Dans le spectacle Déviation, c’est peut-être moins évident ; à cause des accessoires : le cerceau et la voiture, qui semblent prendre trop de place sans produire le sens qu’on en attend (puisque c’est ce qui est annoncé). Il y a du potentiel, des relations entre les danseurs, de l’espace, mais à mes yeux dans cet espace manque parfois la tension qui s’exprime trop rarement. Et il me semble que ce manque vient du fait que cette pièce ait été présentée en salle. Je n’en avais vu que des morceaux en extérieur et pourtant les sensations que j’avais éprouvées étaient plus fortes. Dans cette salle, les spectateurs sont installés en gradins, sur des sièges rouges, et assis confortablement. La cage de scène est noire, neutre, un peu neutralisante. Les effets de lumière et de fumée ne suffisent pas pour en masquer le côté convenu, convenable. Ce spectacle dégage sans doute plus de puissance dans la rue, le territoire de l’automobile.

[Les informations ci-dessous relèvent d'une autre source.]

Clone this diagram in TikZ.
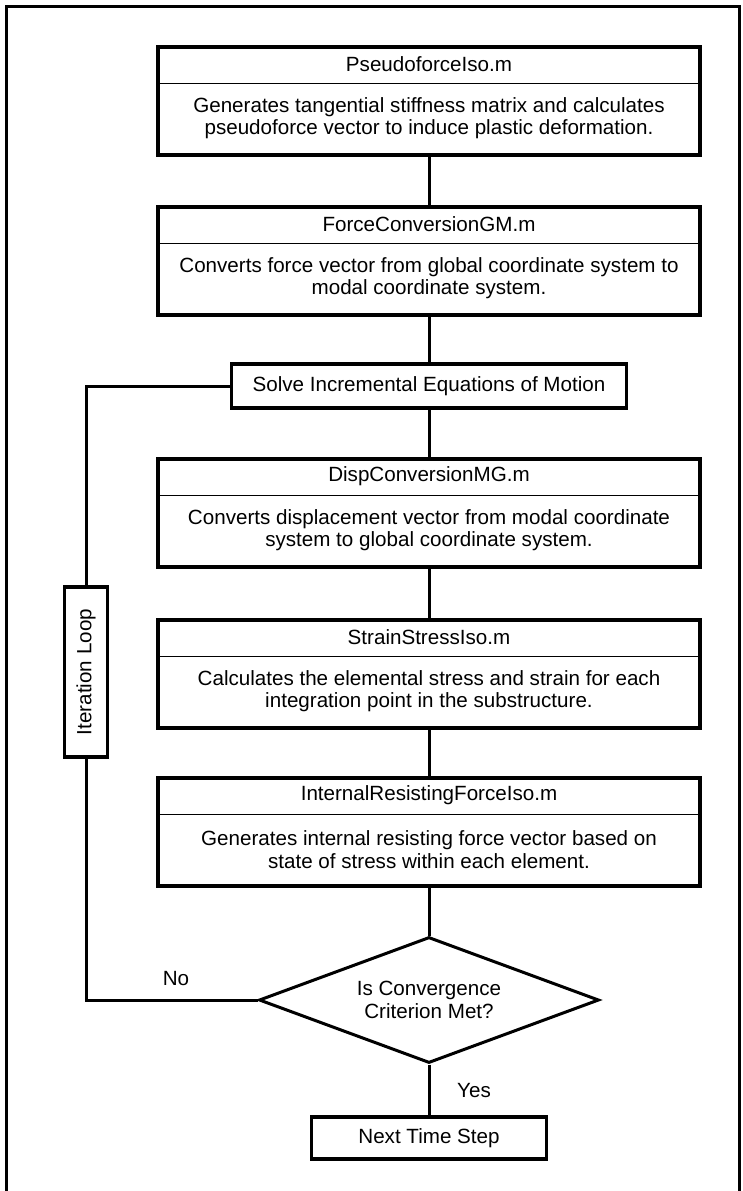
\documentclass[tikz,border=0pt]{standalone}
\usepackage{fontspec}
\setmainfont{Liberation Sans}
\usetikzlibrary{shapes.geometric}
\begin{document}
\begin{tikzpicture}[x=0.5pt,y=-0.5pt,
  txt/.style={font=\fontsize{10.3}{11.35}\selectfont, align=center, inner sep=0pt},
  bigbox/.style={draw, line width=1.7pt, fill=white, minimum width=271pt,
    minimum height=54pt, inner sep=0pt},
  smallbox/.style={draw, line width=1.7pt, fill=white, inner sep=0pt, txt},
  divider/.style={line width=0.6pt},
  link/.style={line width=1.5pt},
  frame/.style={line width=1.5pt}]
\useasboundingbox (0,0) rectangle (743,1191);

% page frame (runs off the bottom edge)
\draw[frame] (6,1200) -- (6,6) -- (739,6) -- (739,1200);

% module boxes: title row above a thin divider, description below
\node[bigbox] (b1) at (429,101) {};
\draw[divider] ([yshift=-19pt]b1.north west) -- ([yshift=-19pt]b1.north east);
\node[txt] (b1t) at ([yshift=-9.5pt]b1.north) {PseudoforceIso.m};
\node[txt] (b1d) at ([yshift=-36.5pt]b1.north)
  {Generates tangential stiffness matrix and calculates\\pseudoforce vector to induce plastic deformation.};

\node[bigbox] (b2) at (429,261) {};
\draw[divider] ([yshift=-19pt]b2.north west) -- ([yshift=-19pt]b2.north east);
\node[txt] (b2t) at ([yshift=-9.5pt]b2.north) {ForceConversionGM.m};
\node[txt] (b2d) at ([yshift=-36.5pt]b2.north)
  {Converts force vector from global coordinate system to\\modal coordinate system.};

\node[smallbox, minimum width=197.5pt, minimum height=22pt] (solve) at (429,386)
  {Solve Incremental Equations of Motion};

\node[bigbox] (b3) at (429,513) {};
\draw[divider] ([yshift=-19pt]b3.north west) -- ([yshift=-19pt]b3.north east);
\node[txt] (b3t) at ([yshift=-9.5pt]b3.north) {DispConversionMG.m};
\node[txt] (b3d) at ([yshift=-36.5pt]b3.north)
  {Converts displacement vector from modal coordinate\\system to global coordinate system.};

\node[bigbox] (b4) at (429,674) {};
\draw[divider] ([yshift=-19pt]b4.north west) -- ([yshift=-19pt]b4.north east);
\node[txt] (b4t) at ([yshift=-9.5pt]b4.north) {StrainStressIso.m};
\node[txt] (b4d) at ([yshift=-36.5pt]b4.north)
  {Calculates the elemental stress and strain for each\\integration point in the substructure.};

\node[bigbox] (b5) at (429,832) {};
\draw[divider] ([yshift=-19pt]b5.north west) -- ([yshift=-19pt]b5.north east);
\node[txt] (b5t) at ([yshift=-9.5pt]b5.north) {InternalResistingForceIso.m};
\node[txt] (b5d) at ([yshift=-36.5pt]b5.north)
  {Generates internal resisting force vector based on\\state of stress within each element.};

% decision and exit
\node[diamond, draw, line width=1.5pt, fill=white, aspect=2.7, inner sep=0pt,
  minimum width=170pt, minimum height=63pt, txt] (dec) at (429,1000)
  {Is Convergence\\Criterion Met?};
\node[smallbox, minimum width=117.5pt, minimum height=21pt] (next) at (429,1138)
  {Next Time Step};

% iteration loop label box on the return path
\node[smallbox, rotate=90, minimum width=85pt, minimum height=21.5pt] (loop) at (86,672)
  {Iteration Loop};

% main flow
\draw[link] (b1.south) -- (b2.north);
\draw[link] (b2.south) -- (solve.north);
\draw[link] (solve.south) -- (b3.north);
\draw[link] (b3.south) -- (b4.north);
\draw[link] (b4.south) -- (b5.north);
\draw[link] (b5.south) -- (dec.north);
\draw[link] (dec.south) -- (next.north);

% return path
\draw[link] (dec.west) -| (loop.west);
\draw[link] (loop.east) |- (solve.west);

\node[txt] (no) at (176,978) {No};
\node[txt] (yes) at (474,1090) {Yes};
\end{tikzpicture}
\end{document}
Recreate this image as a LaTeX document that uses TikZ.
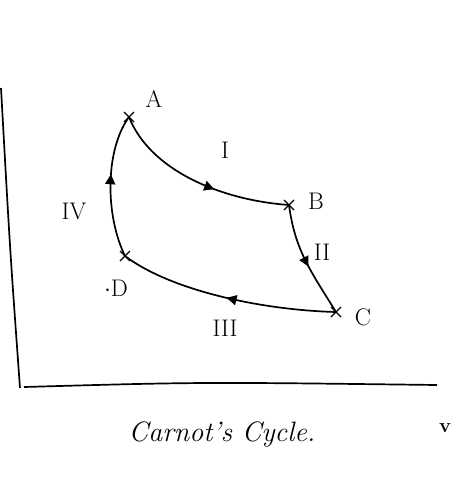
\documentclass[tikz,border=0pt]{standalone}
\usetikzlibrary{decorations.markings,arrows.meta,calc}
\tikzset{
  curve/.style={line width=1.7pt, line cap=round},
  axis/.style={line width=1.7pt},
  lbl/.style={font=\fontsize{24}{28}\selectfont},
  num/.style={font=\fontsize{24}{28}\selectfont},
  midarrow/.style={postaction={decorate},decoration={markings,mark=at position #1 with {\arrow{Triangle[length=10pt,width=10pt]}}}},
  crossmark/.style={line width=1.2pt}
}
\begin{document}
\begin{tikzpicture}[x=1pt,y=-1pt]
\useasboundingbox (0,0) rectangle (457,490);
% state points
\coordinate (A) at (129,117);
\coordinate (B) at (289,205);
\coordinate (C) at (336,312);
\coordinate (D) at (125,256);
% axes
\coordinate (yt) at (1,88);
\coordinate (o) at (20,388);
\coordinate (xe) at (437,385);
\draw[axis] (yt) .. controls (10,250) .. (o);
\draw[axis] (24,387) .. controls (200,382) .. (xe);
% process curves
\draw[curve, midarrow=0.6] (A) .. controls (150,170) and (220,200) .. (B);
\draw[curve, midarrow=0.55] (B) .. controls (295,250) and (310,270) .. (C);
\draw[curve, midarrow=0.5] (C) .. controls (260,310) and (170,290) .. (D);
\draw[curve, midarrow=0.58] (D) .. controls (105,215) and (105,150) .. (A);
% crosses at states
\foreach \p in {A,B,C,D}{
  \draw[crossmark] ($(\p)+(-5,-5)$) -- ($(\p)+(5,5)$);
  \draw[crossmark] ($(\p)+(-5,5)$) -- ($(\p)+(5,-5)$);
}
% labels
\node[lbl] (lA) at (154,99) {A};
\node[lbl] (lB) at (316,201) {B};
\node[lbl] (lC) at (363,317) {C};
\node[lbl] (lD) at (116,288) {$\cdot$D};
\node[num] (n1) at (225,150) {I};
\node[num] (n2) at (322,252) {II};
\node[num] (n3) at (225,328) {III};
\node[num] (n4) at (74,211) {IV};
\node[font=\fontsize{20}{24}\selectfont\bfseries] (lV) at (445,428) {v};
\node[font=\fontsize{28}{32}\selectfont\itshape] (title) at (222,434) {Carnot's Cycle.};
\end{tikzpicture}
\end{document}
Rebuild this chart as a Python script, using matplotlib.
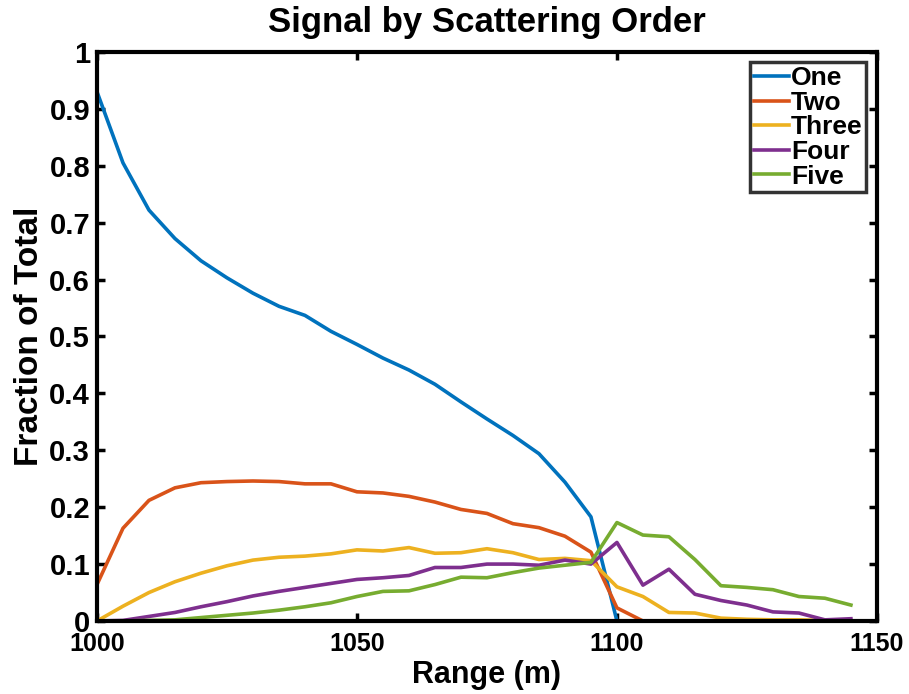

A condition (Photo : Katya Mokolo) est la seconde pièce de la soirée. Mieux maîtrisée sans doute, ou peut-être simplement mieux adaptée à la salle. Les gestes banals du quotidien, ici sortis de leur contexte, prennent un aspect original. Ce hip-hop est un art du quotidien, un art qui déplace le quotidien, le met en lumière et en modifie la portée. Tous les gestes devant nous, nous les avons déjà vus, mais pas comme ça. A l’image de cet index tendu, qui désigne, qui interroge, qui exclut, qui appelle. Des danseurs dont le physique est commun, même dans la diversité, capables de prouesses mais pas en démonstration. Et quelque chose que je ne parviens pas à définir dans les relations qui se jouent, se nouent peut-être, sur le plateau : la vie d’une cité peut-être, d’une cité ordinaire. De la condition de nos vies.
J’ai vu ces spectacles au Pôle Culturel d’Alfortville (94).